● **Your instructions**
Nothing outside the lines from the one containing "What matplotlib code" through the one containing "import numpy as np" should be copied, and no pictures either. Copy those lines exactly.
════════════════════
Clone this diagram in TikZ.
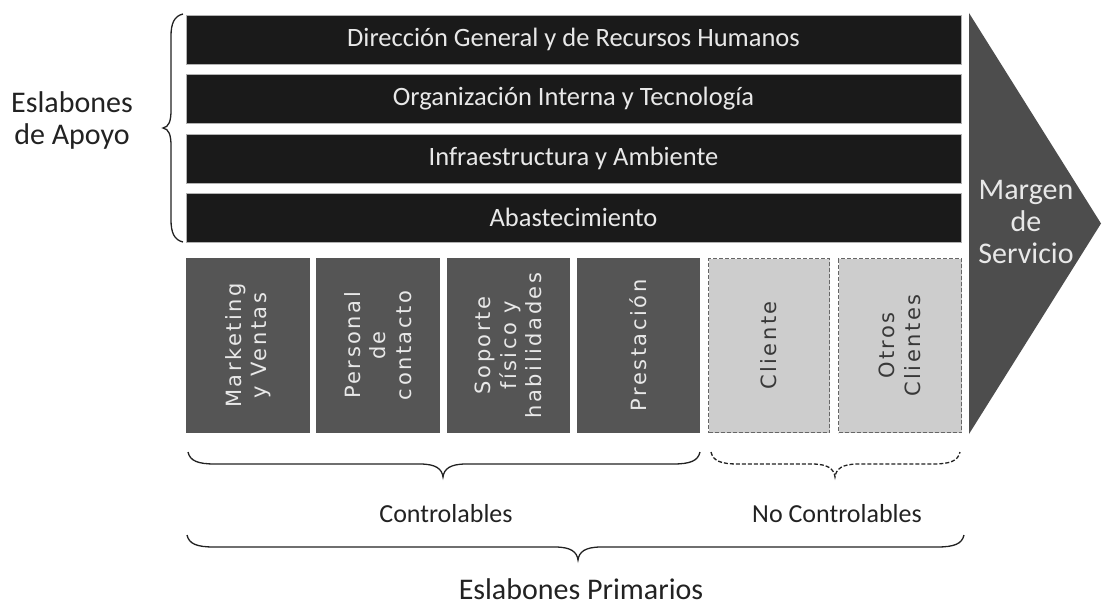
\documentclass[tikz,border=0pt]{standalone}
\usepackage{fontspec}
\setmainfont{Carlito}
\newfontfamily\boxfont[LetterSpace=12]{DejaVu Sans}
\definecolor{barblack}{HTML}{1A1A1A}
\definecolor{boxgray}{HTML}{555555}
\definecolor{lightbox}{HTML}{CDCDCD}
\definecolor{arrowgray}{HTML}{4D4D4D}
\definecolor{bartext}{HTML}{E8E8E8}
\definecolor{labeltext}{HTML}{222222}
\definecolor{dashgray}{HTML}{666666}
\tikzset{
  supportbar/.style={fill=barblack, draw=gray!60, line width=0.8pt, minimum width=775pt, minimum height=49pt, inner sep=0pt, outer sep=0pt, text=bartext, font=\fontsize{26.5}{30}\selectfont},
  primbox/.style={fill=boxgray, minimum width=123pt, minimum height=175pt, inner sep=0pt, outer sep=0pt},
  dashbox/.style={fill=lightbox, draw=dashgray, dash pattern=on 4pt off 2pt, line width=1pt, minimum width=121pt, minimum height=174pt, inner sep=0pt, outer sep=0pt},
  boxtext/.style={rotate=90, align=center, font=\boxfont\fontsize{21}{25.5}\selectfont},
  bracestyle/.style={draw=labeltext, line width=1.3pt},
  labelstyle/.style={text=labeltext, align=center, font=\fontsize{26}{32}\selectfont}
}
\begin{document}
\begin{tikzpicture}[x=1pt, y=-1pt]
\useasboundingbox (0,0) rectangle (1102,607);
% support bars
\node[supportbar] (b1) at (573.5,39.5) {Dirección General y de Recursos Humanos};
\node[supportbar] (b2) at (573.5,99) {Organización Interna y Tecnología};
\node[supportbar] (b3) at (573.5,158.5) {Infraestructura y Ambiente};
\node[supportbar] (b4) at (573.5,217.5) {Abastecimiento};
% primary boxes
\node[primbox, minimum width=124pt] (p1) at (248,345.5) {};
\node[primbox, minimum width=124pt] (p2) at (378,345.5) {};
\node[primbox] (p3) at (508.5,345.5) {};
\node[primbox] (p4) at (638.5,345.5) {};
\node[dashbox] (p5) at (769,345.5) {};
\node[dashbox, minimum width=123pt] (p6) at (900,345.5) {};
\node[boxtext, text=bartext] (t1) at (p1.center) {Marketing\\y Ventas};
\node[boxtext, text=bartext] (t2) at (p2.center) {Personal\\de\\contacto};
\node[boxtext, text=bartext] (t3) at (p3.center) {Soporte\\físico y\\habilidades};
\node[boxtext, text=bartext] (t4) at (p4.center) {Prestación};
\node[boxtext, text=labeltext!90] (t5) at (p5.center) {Cliente};
\node[boxtext, text=labeltext!90] (t6) at (p6.center) {Otros\\Clientes};
% margin arrow
\fill[arrowgray] (969,13) -- (1101,223.5) -- (969,434) -- cycle;
\node[align=center, text=bartext, font=\fontsize{30}{32}\selectfont] (margen) at (1026,222) {Margen\\de\\Servicio};
% left brace
\draw[bracestyle] (183,14) .. controls (174,16) and (171,24) .. (171,36) -- (171,110) .. controls (171,121) and (169,127) .. (163,128) .. controls (169,129) and (171,135) .. (171,146) -- (171,220) .. controls (171,232) and (174,240) .. (183,242);
\node[labelstyle, font=\fontsize{30}{32}\selectfont] (apoyo) at (72,121) {Eslabones\\de Apoyo};
% bottom braces
\draw[bracestyle] (188,452) .. controls (190,461) and (198,464) .. (215,464) -- (420,464) .. controls (436,464) and (442,469) .. (443,477) .. controls (444,469) and (450,464) .. (466,464) -- (673,464) .. controls (690,464) and (698,461) .. (700,452);
\draw[bracestyle, dash pattern=on 4pt off 2pt] (711,452) .. controls (713,461) and (721,464) .. (738,464) -- (812,464) .. controls (828,464) and (834,469) .. (835,477) .. controls (836,469) and (842,464) .. (858,464) -- (933,464) .. controls (950,464) and (958,461) .. (960,452);
\draw[bracestyle] (187,535) .. controls (189,544) and (197,547) .. (214,547) -- (555,547) .. controls (571,547) and (577,552) .. (578,560) .. controls (579,552) and (585,547) .. (601,547) -- (937,547) .. controls (954,547) and (962,544) .. (964,535);
\node[labelstyle] (ctrl) at (446,514) {Controlables};
\node[labelstyle] (noctrl) at (837,514) {No Controlables};
\node[labelstyle, font=\fontsize{30}{32}\selectfont] (prim) at (581,589) {Eslabones Primarios};
\end{tikzpicture}
\end{document}
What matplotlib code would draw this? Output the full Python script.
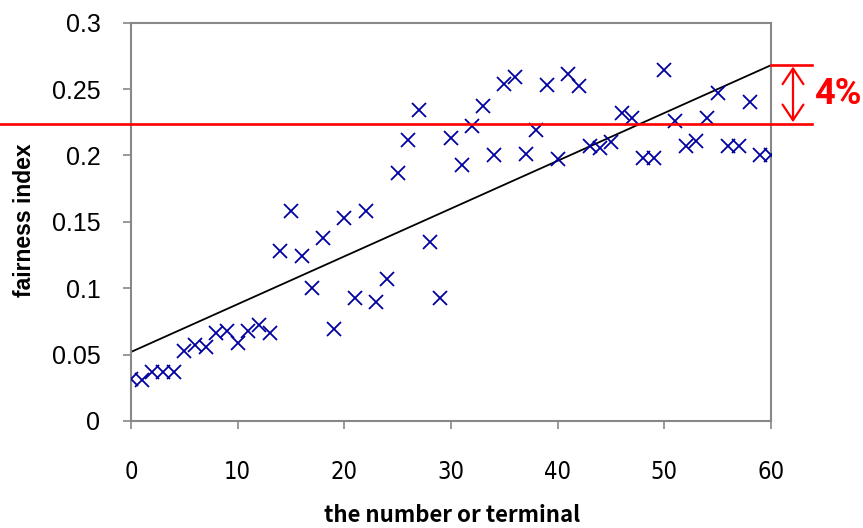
import matplotlib
matplotlib.use("Agg")
import matplotlib.pyplot as plt
import matplotlib.transforms as mtransforms
import numpy as np

terminals = list(range(0, 61))
fairness = [0.032, 0.031, 0.037, 0.037, 0.037, 0.053, 0.057, 0.056, 0.066, 0.068,
            0.059, 0.068, 0.072, 0.066, 0.128, 0.158, 0.124, 0.100, 0.138, 0.069,
            0.153, 0.093, 0.158, 0.090, 0.107, 0.187, 0.212, 0.234, 0.135, 0.093,
            0.213, 0.193, 0.222, 0.237, 0.200, 0.254, 0.259, 0.201, 0.219, 0.253,
            0.197, 0.261, 0.252, 0.207, 0.206, 0.210, 0.232, 0.228, 0.198, 0.198,
            0.264, 0.226, 0.207, 0.211, 0.228, 0.247, 0.207, 0.207, 0.240, 0.200,
            0.200]
trend_x = [0, 60]
trend_y = [0.052, 0.268]
ref_level = 0.224
gap_label = "4%"
x_ticks = [0, 10, 20, 30, 40, 50, 60]
y_ticks = [0, 0.05, 0.1, 0.15, 0.2, 0.25, 0.3]
y_ticklabels = ["0", "0.05", "0.1", "0.15", "0.2", "0.25", "0.3"]

W, H = 863, 528
fig = plt.figure(figsize=(W / 100, H / 100), dpi=100)
ax = fig.add_axes([131 / W, 1 - 421 / H, (771 - 131) / W, (421 - 22.7) / H])

ax.plot(terminals, fairness, linestyle="none", marker="x", markersize=10.5,
        markeredgewidth=1.3, color="#0000A0", zorder=3)
ax.plot(trend_x, trend_y, color="black", linewidth=1.3, zorder=2)

ax.set_xlim(0, 60)
ax.set_ylim(0, 0.3)
ax.set_xticks(x_ticks)
ax.set_yticks(y_ticks)
ax.set_yticklabels(y_ticklabels)

for s in ax.spines.values():
    s.set_color("#888888")
    s.set_linewidth(1.5)
ax.tick_params(axis="both", direction="out", length=6, width=1.2, color="#888888")
ax.tick_params(axis="y", pad=16)
ax.tick_params(axis="x", pad=22)

for lab in ax.get_yticklabels():
    lab.set_fontfamily(["Liberation Sans", "DejaVu Sans"])
    lab.set_fontsize(18)
for lab in ax.get_xticklabels():
    lab.set_fontfamily(["DejaVu Sans"])
    lab.set_fontstretch("condensed")
    lab.set_fontsize(17)

ax.set_xlabel("the number or terminal", fontsize=16, fontweight="bold",
              family=["Noto Sans CJK JP", "DejaVu Sans"])
ax.set_ylabel("fairness index", fontsize=16.5, fontweight="bold",
              family=["Liberation Sans", "DejaVu Sans"])
ax.xaxis.label.set_va("center")
ax.yaxis.label.set_va("center")
ax.xaxis.set_label_coords((452 - 131) / (771 - 131), -(515 - 421) / (421 - 22.7))
ax.yaxis.set_label_coords(-(131 - 25) / (771 - 131), (421 - 220) / (421 - 22.7))

# red reference line spanning beyond the axes
blend = mtransforms.blended_transform_factory(fig.transFigure, ax.transData)
ax.plot([0, 812 / W], [ref_level, ref_level], transform=blend, color="red",
        linewidth=1.9, clip_on=False, zorder=4)
ax.plot([771 / W, 812 / W], [trend_y[-1], trend_y[-1]], transform=blend,
        color="red", linewidth=1.9, clip_on=False, zorder=4)
ax.annotate("", xy=(793 / W, trend_y[-1]), xytext=(793 / W, ref_level),
            xycoords=blend, textcoords=blend,
            arrowprops=dict(arrowstyle="<->,head_length=0.45,head_width=0.3",
                            color="red", lw=1.6,
                            mutation_scale=25, shrinkA=1, shrinkB=1),
            annotation_clip=False)
ax.text(838 / W, (trend_y[-1] + ref_level) / 2, gap_label, transform=blend,
        color="red", fontsize=26, fontweight="bold",
        family=["Roboto", "DejaVu Sans"],
        ha="center", va="center", clip_on=False)

fig.savefig("out.png", dpi=100)
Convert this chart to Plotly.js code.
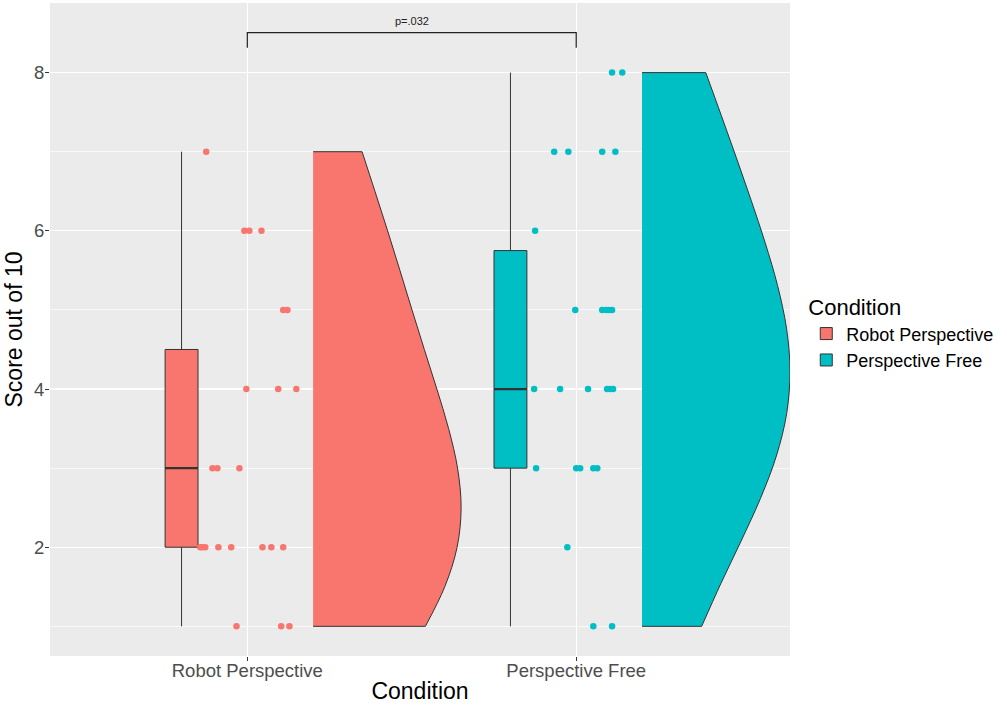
<!DOCTYPE html>
<html>
<head>
<meta charset="utf-8">
<script src="https://cdn.plot.ly/plotly-3.0.1.min.js"></script>
<style>
  html, body { margin: 0; padding: 0; background: #ffffff; }
  #chart { width: 1007px; height: 708px; }
</style>
</head>
<body>
<div id="chart"></div>
<script>
// Raincloud plot: half violin + boxplot + jittered raw scores per condition.

const conditions = ['Robot Perspective', 'Perspective Free'];

// Individual scores (out of 10)
const robotScores = [1, 1, 1, 2, 2, 2, 2, 2, 2, 2, 2, 3, 3, 3, 4, 4, 4, 5, 5, 6, 6, 6, 7];
const freeScores  = [1, 1, 2, 3, 3, 3, 3, 3, 4, 4, 4, 4, 4, 4, 5, 5, 5, 5, 5, 6, 7, 7, 7, 7, 8, 8];

// Horizontal jitter of each raw point (category units)
const robotJitter = [-0.033, 0.103, 0.128, -0.143, -0.137, -0.128, -0.088, -0.049, 0.046, 0.073, 0.109,
                     -0.106, -0.091, -0.024, -0.003, 0.094, 0.149, 0.109, 0.122, -0.009, 0.006, 0.043, -0.125];
const freeJitter  = [0.052, 0.109, -0.027, -0.122, 0.000, 0.012, 0.052, 0.064, -0.128, -0.049, 0.036, 0.094,
                     0.103, 0.112, -0.003, 0.079, 0.091, 0.100, 0.109, -0.125, -0.067, -0.024, 0.079, 0.119,
                     0.109, 0.140];

// Significance bracket between the two conditions
const comparison = [1, 2];
const pValueLabel = 'p=.032';

const groups = [
  { name: conditions[0], scores: robotScores, jitter: robotJitter, color: '#F8766D' },
  { name: conditions[1], scores: freeScores,  jitter: freeJitter,  color: '#00BFC4' }
];

// R type-7 quantile
function quantile(values, p) {
  const s = values.slice().sort((a, b) => a - b);
  const h = (s.length - 1) * p;
  const lo = Math.floor(h), hi = Math.ceil(h);
  return s[lo] + (h - lo) * (s[hi] - s[lo]);
}
function sd(values) {
  const m = values.reduce((a, b) => a + b, 0) / values.length;
  const v = values.reduce((a, b) => a + (b - m) * (b - m), 0) / (values.length - 1);
  return Math.sqrt(v);
}
// Silverman's rule of thumb as in R's bw.nrd0
function bwNrd0(values) {
  const iqr = quantile(values, 0.75) - quantile(values, 0.25);
  const lo = Math.min(sd(values), iqr / 1.34);
  return 0.9 * lo * Math.pow(values.length, -0.2);
}
// smoothing multiplier for the density outline
const bwAdjust = 1.8;

const outline = '#333333';
const traces = [];

groups.forEach((g, i) => {
  const pos = i + 1;
  const q1 = quantile(g.scores, 0.25);
  const med = quantile(g.scores, 0.5);
  const q3 = quantile(g.scores, 0.75);
  const iqr = q3 - q1;
  const inRange = g.scores.filter(v => v >= q1 - 1.5 * iqr && v <= q3 + 1.5 * iqr);

  // Half violin to the right of the raw points
  traces.push({
    type: 'violin',
    x0: pos + 0.2,
    y: g.scores,
    side: 'positive',
    width: 0.9,
    spanmode: 'hard',
    scalemode: 'width',
    bandwidth: bwAdjust * bwNrd0(g.scores),
    points: false,
    box: { visible: false },
    meanline: { visible: false },
    fillcolor: g.color,
    line: { color: outline, width: 1 },
    name: g.name,
    showlegend: false,
    hoverinfo: 'skip'
  });

  // Boxplot to the left
  traces.push({
    type: 'box',
    x: [pos - 0.2],
    q1: [q1],
    median: [med],
    q3: [q3],
    lowerfence: [Math.min(...inRange)],
    upperfence: [Math.max(...inRange)],
    width: 0.1,
    whiskerwidth: 0,
    boxpoints: false,
    fillcolor: g.color,
    line: { color: outline, width: 1 },
    name: g.name,
    legendgroup: g.name,
    showlegend: true
  });

  // Heavier median stroke
  traces.push({
    type: 'scatter',
    mode: 'lines',
    x: [pos - 0.25, pos - 0.15],
    y: [med, med],
    line: { color: outline, width: 2.2 },
    showlegend: false,
    hoverinfo: 'skip'
  });

  // Jittered raw scores
  traces.push({
    type: 'scatter',
    mode: 'markers',
    x: g.scores.map((v, k) => pos + g.jitter[k]),
    y: g.scores,
    marker: { color: g.color, size: 6.5 },
    showlegend: false,
    name: g.name
  });
});

const allScores = robotScores.concat(freeScores);
const bracketTop = Math.max(...allScores) + 0.505;
const bracketTick = 0.19;

const font = 'Liberation Sans, Arial, Helvetica, sans-serif';

const layout = {
  width: 1007,
  height: 708,
  margin: { l: 50, r: 217, t: 3, b: 52 },
  paper_bgcolor: '#ffffff',
  plot_bgcolor: '#EBEBEB',
  boxmode: 'overlay',
  violinmode: 'overlay',
  font: { family: font, color: '#000000' },
  xaxis: {
    range: [0.4, 2.65],
    tickvals: [1, 2],
    ticktext: conditions,
    showgrid: true,
    gridcolor: '#ffffff',
    gridwidth: 1.3,
    zeroline: false,
    showline: false,
    ticks: 'outside',
    ticklen: 4,
    tickcolor: outline,
    ticklabelstandoff: -6,
    automargin: true,
    tickfont: { size: 18.5, color: '#4D4D4D', family: font },
    title: { text: 'Condition', font: { size: 23, color: '#000000', family: font }, standoff: 2 }
  },
  yaxis: {
    range: [0.625, 8.88],
    tick0: 0,
    dtick: 2,
    showgrid: true,
    gridcolor: '#ffffff',
    gridwidth: 1.3,
    minor: { dtick: 1, tick0: 0, showgrid: true, gridcolor: '#ffffff', gridwidth: 0.7, ticks: '' },
    zeroline: false,
    showline: false,
    ticks: 'outside',
    ticklen: 4,
    tickcolor: outline,
    ticklabelstandoff: -3,
    automargin: true,
    tickfont: { size: 18.5, color: '#4D4D4D', family: font },
    title: { text: 'Score out of 10', font: { size: 23, color: '#000000', family: font }, standoff: 4 }
  },
  legend: {
    x: 1.022,
    xanchor: 'left',
    y: 0.495,
    yanchor: 'middle',
    bgcolor: 'rgba(0,0,0,0)',
    font: { size: 18, color: '#000000', family: font },
    title: { text: 'Condition', font: { size: 22, color: '#000000', family: font } },
    tracegroupgap: 0
  },
  shapes: [{
    type: 'path',
    xref: 'x', yref: 'y',
    path: 'M ' + comparison[0] + ',' + (bracketTop - bracketTick) +
          ' L ' + comparison[0] + ',' + bracketTop +
          ' L ' + comparison[1] + ',' + bracketTop +
          ' L ' + comparison[1] + ',' + (bracketTop - bracketTick),
    line: { color: '#222222', width: 1.2 }
  }],
  annotations: [{
    x: (comparison[0] + comparison[1]) / 2,
    y: bracketTop,
    xref: 'x', yref: 'y',
    text: pValueLabel,
    showarrow: false,
    yanchor: 'bottom',
    yshift: 4,
    font: { size: 11, color: '#222222', family: font }
  }]
};

Plotly.newPlot('chart', traces, layout, { displayModeBar: false, staticPlot: true });
</script>
</body>
</html>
════════════════════
● **Response**
What matplotlib code would draw this? Output the full Python script.
import matplotlib
matplotlib.use("Agg")
import matplotlib.pyplot as plt
import matplotlib.transforms as mtransforms
import numpy as np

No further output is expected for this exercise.